Un soumissionnaire irrégulièrement évincé d’un marché public doit être indemnisé du préjudice subi du fait de la perte de chance de participer à la procédure en vue d’obtenir le marché : les personnes lésées par une violation du droit de l’Union européenne en matière de marchés publics sont en mesure de réclamer des dommages et intérêts afin de couvrir le préjudice subi du fait d’une perte de chance de participer à la procédure de passation concernée en vue d’obtenir le marché. Ce préjudice est distinct de celui de la non-obtention dudit marché public.
Un appel d’offres relatif à un marché public de travaux a été lancé par un pouvoir adjudicateur.
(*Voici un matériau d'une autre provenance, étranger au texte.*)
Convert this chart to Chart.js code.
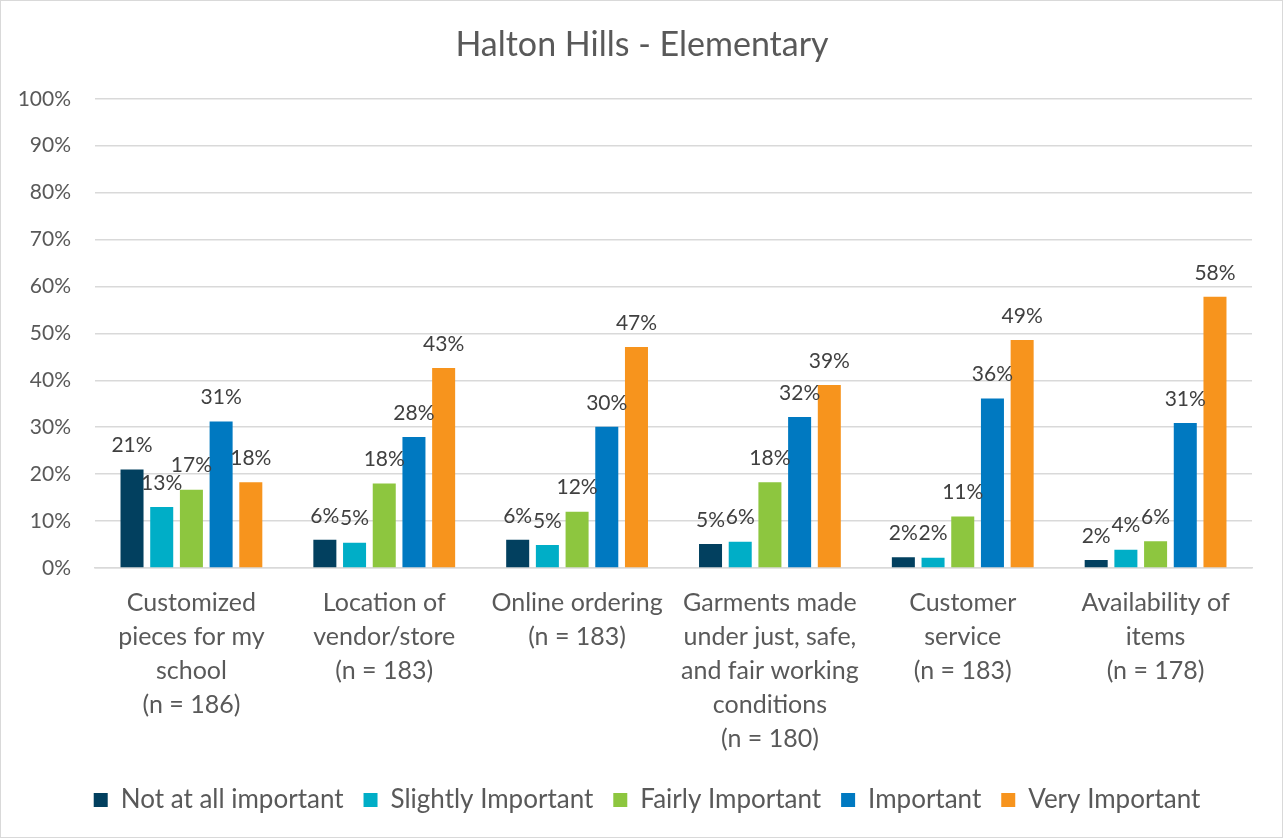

Celui-ci, estimant que l’un des soumissionnaires, une association, n’avait pas satisfait aux exigences de l’avis du marché notamment en raison de sa capacité économique et financière, a prononcé une décision d’exclusion à son encontre. Le marché public a ainsi été attribué au seul candidat restant.
La décision d’exclusion ayant été confirmée par son conseil supérieur puis par la Cour régionale de Bratislava, l’association évincée a saisi la Cour Suprême de la République slovaque d’un recours contre cet arrêt qui a annulé la décision d’exclusion.
Ainsi, la société évincée a saisi la juridiction slovaque d’un recours en dommages et intérêts au titre du préjudice subi du fait de la décision d’exclusion annulée. Ladite juridiction a saisi la CJUE d’une question préjudicielle, afin de savoir si la directive 89/665 sur les recours en matière de marchés publics prévoit la possibilité pour un soumissionnaire illégalement évincé d’une procédure de passation de marché public d’être indemnisé du préjudice résultant de la perte de chance de participer à une procédure en vue d’obtenir le marché public.
La Cour rappelle, dans l’affaire C-547/22 du 6 juin 2024, INGSTEEL Spol. s.r.o. contre Urad pre verejné obstaravanie, que les personnes lésées par une violation du droit de l’Union imputable à un Etat membre ont un droit à réparation dès lors que trois conditions sont réunies, à savoir que la règle violée a pour objet de leur conférer des droits, que sa violation est suffisamment caractérisée et qu’il existe un lien de causalité direct entre celle-ci et le dommage subi par les personnes lésées.
Selon la CJUE, l’article 2, paragraphe 1, sous c), de la directive précitée prévoit que les Etats membres doivent accorder des dommages et intérêts aux personnes lésées par une violation du droit de l’Union en matière de passation des marchés publics, sans apporter de précision quant aux différentes catégories de préjudices. Ainsi, sont considérés comme des préjudices l’ensemble de ceux subis par ces personnes lésées, y compris ceux découlant « de la perte de chance de participer à la procédure de passation d’un marché ».
Lorsque le préjudice résulte de la non-obtention d’un marché public, il est possible pour le soumissionnaire illégalement évincé de subir un préjudice distinct, lequel correspond à la perte de chance de participer à la procédure de passation concernée, c’est-à-dire de voir son offre examinée, analysée et classée, en vue d’obtenir ce marché.
Ainsi, la Cour déclare que la directive précitée s’oppose à une réglementation ou une pratique nationale qui exclurait, par principe, la possibilité d’indemniser un soumissionnaire illégalement évincé d’une procédure de marché public au titre du préjudice subi résultant de la perte de chance de participer à la procédure en vue d’obtenir le marché public concerné.